- CHALLENGE -
Leaving the pictures out, print the lines from the first line of the listing through the line containing "import pandas as pd", exactly as they read, and no others.
_ _ _ _ _
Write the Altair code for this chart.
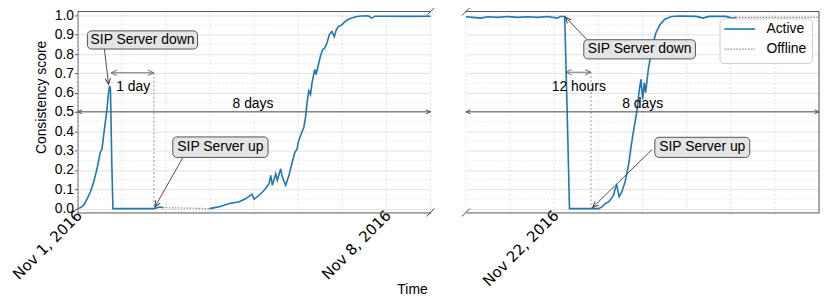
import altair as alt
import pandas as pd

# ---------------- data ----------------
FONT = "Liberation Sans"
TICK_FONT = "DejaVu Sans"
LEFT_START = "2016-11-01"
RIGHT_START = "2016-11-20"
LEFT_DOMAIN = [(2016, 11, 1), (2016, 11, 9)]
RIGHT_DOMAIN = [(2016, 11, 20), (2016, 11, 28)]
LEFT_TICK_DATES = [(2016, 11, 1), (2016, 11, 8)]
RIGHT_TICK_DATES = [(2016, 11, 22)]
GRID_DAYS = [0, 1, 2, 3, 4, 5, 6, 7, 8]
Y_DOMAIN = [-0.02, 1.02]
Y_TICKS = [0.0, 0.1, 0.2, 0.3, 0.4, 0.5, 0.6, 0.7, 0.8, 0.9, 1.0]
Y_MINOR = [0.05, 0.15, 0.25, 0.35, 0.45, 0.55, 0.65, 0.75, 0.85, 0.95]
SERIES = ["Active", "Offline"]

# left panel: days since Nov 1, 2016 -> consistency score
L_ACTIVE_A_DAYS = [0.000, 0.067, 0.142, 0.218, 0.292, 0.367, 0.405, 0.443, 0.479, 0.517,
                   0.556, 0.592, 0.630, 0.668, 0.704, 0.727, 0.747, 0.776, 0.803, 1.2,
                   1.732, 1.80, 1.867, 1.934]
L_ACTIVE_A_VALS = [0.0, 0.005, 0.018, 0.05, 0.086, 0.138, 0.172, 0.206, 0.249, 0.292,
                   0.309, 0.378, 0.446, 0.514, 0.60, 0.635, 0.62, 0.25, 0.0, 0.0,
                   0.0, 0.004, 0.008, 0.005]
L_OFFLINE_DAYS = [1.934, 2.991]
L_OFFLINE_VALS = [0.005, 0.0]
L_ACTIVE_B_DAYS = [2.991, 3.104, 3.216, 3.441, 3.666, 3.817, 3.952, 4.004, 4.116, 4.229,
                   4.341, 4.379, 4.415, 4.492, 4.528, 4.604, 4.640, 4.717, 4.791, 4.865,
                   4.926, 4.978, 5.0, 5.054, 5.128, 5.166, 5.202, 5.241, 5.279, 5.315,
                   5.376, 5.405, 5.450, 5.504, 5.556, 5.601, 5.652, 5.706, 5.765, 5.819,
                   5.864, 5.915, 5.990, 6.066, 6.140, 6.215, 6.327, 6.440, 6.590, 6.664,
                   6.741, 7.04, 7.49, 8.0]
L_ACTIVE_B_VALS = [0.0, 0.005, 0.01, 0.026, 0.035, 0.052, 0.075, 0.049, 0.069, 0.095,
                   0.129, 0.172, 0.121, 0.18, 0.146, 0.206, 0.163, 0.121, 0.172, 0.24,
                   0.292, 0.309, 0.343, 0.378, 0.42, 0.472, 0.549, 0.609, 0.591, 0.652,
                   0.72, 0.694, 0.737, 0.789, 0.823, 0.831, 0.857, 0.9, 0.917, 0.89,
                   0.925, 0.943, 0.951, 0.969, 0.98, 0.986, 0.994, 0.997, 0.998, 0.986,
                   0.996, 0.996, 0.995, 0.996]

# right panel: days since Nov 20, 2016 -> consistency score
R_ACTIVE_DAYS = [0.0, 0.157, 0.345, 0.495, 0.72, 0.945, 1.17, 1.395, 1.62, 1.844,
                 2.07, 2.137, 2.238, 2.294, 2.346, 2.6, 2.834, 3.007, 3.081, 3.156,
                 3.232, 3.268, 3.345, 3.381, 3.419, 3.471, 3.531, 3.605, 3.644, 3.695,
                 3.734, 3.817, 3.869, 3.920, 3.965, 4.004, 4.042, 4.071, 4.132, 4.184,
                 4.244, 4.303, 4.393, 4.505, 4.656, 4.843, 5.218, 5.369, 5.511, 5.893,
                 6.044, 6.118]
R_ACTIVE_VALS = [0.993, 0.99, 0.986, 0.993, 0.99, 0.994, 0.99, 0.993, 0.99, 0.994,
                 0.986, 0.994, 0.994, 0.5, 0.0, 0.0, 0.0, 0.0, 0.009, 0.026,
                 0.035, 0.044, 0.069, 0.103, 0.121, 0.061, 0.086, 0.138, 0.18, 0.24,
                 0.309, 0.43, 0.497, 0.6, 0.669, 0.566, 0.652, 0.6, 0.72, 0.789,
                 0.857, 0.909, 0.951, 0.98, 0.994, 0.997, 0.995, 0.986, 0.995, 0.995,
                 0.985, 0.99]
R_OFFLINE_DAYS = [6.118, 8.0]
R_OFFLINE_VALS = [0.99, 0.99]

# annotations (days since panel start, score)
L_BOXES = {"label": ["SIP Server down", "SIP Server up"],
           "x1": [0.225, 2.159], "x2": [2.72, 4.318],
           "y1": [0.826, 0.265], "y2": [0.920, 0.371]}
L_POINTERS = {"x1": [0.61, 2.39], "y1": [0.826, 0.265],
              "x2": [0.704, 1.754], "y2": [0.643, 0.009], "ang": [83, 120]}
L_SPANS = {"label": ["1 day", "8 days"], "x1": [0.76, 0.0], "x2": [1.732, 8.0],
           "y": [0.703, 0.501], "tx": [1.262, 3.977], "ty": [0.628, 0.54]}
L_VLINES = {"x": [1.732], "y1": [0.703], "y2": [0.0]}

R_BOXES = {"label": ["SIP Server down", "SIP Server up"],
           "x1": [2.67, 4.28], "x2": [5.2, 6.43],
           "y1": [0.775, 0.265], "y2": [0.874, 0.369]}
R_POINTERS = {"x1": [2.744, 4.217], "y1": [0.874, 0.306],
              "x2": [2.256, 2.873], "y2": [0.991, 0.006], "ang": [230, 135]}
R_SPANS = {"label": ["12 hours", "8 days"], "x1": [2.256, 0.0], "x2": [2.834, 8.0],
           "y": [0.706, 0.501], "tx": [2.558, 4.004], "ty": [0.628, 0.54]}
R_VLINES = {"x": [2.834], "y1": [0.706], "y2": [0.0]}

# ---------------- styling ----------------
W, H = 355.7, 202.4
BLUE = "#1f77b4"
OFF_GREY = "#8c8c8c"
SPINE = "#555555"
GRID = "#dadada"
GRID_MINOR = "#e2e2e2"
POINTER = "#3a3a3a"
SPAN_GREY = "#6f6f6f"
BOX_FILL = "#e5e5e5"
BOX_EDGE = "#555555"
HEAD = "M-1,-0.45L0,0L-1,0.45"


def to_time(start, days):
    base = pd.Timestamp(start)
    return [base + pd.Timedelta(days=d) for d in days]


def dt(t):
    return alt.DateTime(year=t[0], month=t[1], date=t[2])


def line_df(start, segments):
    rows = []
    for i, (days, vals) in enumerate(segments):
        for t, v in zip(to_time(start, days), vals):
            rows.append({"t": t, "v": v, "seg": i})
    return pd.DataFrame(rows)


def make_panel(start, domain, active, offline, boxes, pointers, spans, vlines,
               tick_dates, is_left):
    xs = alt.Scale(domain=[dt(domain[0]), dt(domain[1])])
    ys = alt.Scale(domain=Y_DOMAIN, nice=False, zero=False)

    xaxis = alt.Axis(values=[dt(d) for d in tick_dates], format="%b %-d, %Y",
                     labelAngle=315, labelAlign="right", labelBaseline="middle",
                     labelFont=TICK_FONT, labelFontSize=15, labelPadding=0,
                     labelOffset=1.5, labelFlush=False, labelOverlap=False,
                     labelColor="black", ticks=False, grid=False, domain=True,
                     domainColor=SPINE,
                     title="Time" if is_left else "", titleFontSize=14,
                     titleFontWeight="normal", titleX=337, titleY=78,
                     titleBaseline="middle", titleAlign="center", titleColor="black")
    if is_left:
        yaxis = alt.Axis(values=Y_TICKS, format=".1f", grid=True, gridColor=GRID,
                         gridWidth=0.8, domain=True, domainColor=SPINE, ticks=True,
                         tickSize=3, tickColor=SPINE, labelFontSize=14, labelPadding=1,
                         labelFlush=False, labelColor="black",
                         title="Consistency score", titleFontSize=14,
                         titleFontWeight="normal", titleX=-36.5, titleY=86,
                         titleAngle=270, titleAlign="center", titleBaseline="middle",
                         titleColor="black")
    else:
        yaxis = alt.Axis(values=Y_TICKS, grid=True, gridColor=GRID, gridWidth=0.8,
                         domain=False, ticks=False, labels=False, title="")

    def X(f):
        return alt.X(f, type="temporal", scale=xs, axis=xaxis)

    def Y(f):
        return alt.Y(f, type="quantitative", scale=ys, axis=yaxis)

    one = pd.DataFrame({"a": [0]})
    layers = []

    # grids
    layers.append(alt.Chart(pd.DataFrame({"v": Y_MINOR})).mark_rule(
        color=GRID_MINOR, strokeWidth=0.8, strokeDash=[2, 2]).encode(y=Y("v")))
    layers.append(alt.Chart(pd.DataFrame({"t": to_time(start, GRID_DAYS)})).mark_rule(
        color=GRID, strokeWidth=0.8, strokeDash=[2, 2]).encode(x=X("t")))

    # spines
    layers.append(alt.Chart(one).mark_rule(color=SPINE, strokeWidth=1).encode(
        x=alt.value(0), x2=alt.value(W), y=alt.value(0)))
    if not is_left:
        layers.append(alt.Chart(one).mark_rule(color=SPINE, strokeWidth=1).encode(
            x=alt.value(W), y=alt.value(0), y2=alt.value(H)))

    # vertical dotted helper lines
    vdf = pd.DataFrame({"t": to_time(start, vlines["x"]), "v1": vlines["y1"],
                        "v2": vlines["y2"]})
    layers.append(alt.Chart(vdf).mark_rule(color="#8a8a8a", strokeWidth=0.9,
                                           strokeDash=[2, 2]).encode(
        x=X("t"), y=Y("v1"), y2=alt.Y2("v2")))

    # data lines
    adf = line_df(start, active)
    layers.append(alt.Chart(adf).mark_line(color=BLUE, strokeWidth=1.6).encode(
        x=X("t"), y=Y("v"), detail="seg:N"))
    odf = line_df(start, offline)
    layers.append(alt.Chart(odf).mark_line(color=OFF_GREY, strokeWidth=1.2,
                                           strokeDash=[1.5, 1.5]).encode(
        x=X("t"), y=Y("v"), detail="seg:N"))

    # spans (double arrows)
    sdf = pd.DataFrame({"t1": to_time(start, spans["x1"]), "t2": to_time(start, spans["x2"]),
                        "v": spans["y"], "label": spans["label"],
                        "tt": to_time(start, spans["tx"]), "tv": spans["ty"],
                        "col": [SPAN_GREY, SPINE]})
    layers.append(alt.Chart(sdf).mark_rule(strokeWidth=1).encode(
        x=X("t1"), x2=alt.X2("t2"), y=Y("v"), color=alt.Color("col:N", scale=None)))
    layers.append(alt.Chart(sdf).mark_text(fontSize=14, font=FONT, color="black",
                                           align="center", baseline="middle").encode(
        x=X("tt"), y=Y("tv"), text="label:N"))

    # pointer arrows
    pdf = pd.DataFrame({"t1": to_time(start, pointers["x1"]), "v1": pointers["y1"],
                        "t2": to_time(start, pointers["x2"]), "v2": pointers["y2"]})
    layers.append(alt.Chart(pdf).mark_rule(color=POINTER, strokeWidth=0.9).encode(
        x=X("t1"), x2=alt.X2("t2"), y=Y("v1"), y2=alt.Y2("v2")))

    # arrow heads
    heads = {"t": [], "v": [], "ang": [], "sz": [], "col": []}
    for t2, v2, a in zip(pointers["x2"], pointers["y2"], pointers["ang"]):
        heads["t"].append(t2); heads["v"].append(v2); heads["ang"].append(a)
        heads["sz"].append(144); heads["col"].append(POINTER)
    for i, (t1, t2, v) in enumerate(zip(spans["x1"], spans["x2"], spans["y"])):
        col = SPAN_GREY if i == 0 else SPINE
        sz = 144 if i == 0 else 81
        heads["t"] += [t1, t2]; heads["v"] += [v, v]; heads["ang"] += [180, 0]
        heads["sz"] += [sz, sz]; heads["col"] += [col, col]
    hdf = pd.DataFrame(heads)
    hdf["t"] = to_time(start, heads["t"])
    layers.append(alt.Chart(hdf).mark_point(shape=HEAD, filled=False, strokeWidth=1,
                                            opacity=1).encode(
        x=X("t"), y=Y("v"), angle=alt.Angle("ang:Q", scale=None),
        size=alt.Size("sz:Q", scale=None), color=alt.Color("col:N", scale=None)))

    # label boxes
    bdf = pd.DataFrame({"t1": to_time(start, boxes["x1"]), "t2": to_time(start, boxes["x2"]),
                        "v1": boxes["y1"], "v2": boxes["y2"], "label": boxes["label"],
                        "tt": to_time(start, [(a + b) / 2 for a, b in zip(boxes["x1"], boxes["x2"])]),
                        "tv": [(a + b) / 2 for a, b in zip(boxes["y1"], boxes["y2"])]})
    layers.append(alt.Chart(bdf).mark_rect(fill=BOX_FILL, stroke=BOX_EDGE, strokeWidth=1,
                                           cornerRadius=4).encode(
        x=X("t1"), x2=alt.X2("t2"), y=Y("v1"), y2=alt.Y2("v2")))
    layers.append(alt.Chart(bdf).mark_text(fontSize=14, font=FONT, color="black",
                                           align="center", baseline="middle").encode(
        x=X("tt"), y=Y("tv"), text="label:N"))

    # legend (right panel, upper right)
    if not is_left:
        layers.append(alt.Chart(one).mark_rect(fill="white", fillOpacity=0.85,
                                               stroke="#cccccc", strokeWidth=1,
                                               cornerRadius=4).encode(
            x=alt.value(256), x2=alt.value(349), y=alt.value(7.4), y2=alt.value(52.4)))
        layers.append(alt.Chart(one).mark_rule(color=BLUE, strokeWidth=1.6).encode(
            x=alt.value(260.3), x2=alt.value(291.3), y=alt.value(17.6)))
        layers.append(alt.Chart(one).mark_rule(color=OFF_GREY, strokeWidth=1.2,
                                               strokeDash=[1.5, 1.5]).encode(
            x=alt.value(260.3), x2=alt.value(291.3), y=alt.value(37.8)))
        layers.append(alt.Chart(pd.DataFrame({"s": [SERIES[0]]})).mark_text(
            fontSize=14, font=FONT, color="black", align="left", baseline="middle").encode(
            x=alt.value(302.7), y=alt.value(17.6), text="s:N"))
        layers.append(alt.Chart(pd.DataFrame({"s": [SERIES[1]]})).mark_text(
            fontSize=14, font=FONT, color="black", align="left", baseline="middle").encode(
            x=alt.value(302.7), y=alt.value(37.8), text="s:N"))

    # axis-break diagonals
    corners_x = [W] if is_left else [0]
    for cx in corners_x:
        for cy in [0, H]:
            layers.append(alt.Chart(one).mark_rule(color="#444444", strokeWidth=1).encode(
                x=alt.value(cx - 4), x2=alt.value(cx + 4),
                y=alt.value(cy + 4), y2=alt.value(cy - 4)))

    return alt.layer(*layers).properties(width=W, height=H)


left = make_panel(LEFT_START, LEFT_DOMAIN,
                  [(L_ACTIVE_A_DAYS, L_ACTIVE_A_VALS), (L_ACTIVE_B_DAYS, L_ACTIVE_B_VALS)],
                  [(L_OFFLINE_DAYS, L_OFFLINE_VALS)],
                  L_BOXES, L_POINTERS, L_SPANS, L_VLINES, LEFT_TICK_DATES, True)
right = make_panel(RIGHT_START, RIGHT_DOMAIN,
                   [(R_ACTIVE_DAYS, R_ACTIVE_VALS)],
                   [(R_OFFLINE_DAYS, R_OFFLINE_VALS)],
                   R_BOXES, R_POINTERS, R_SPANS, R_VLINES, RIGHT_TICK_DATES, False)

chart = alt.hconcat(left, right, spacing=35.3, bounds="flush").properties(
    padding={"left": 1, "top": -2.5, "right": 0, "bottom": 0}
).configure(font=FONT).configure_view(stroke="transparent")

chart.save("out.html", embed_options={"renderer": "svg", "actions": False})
_ _ _ _ _
- PROBLEM SOLUTION -
Write the Altair code for this chart.
import altair as alt
import pandas as pd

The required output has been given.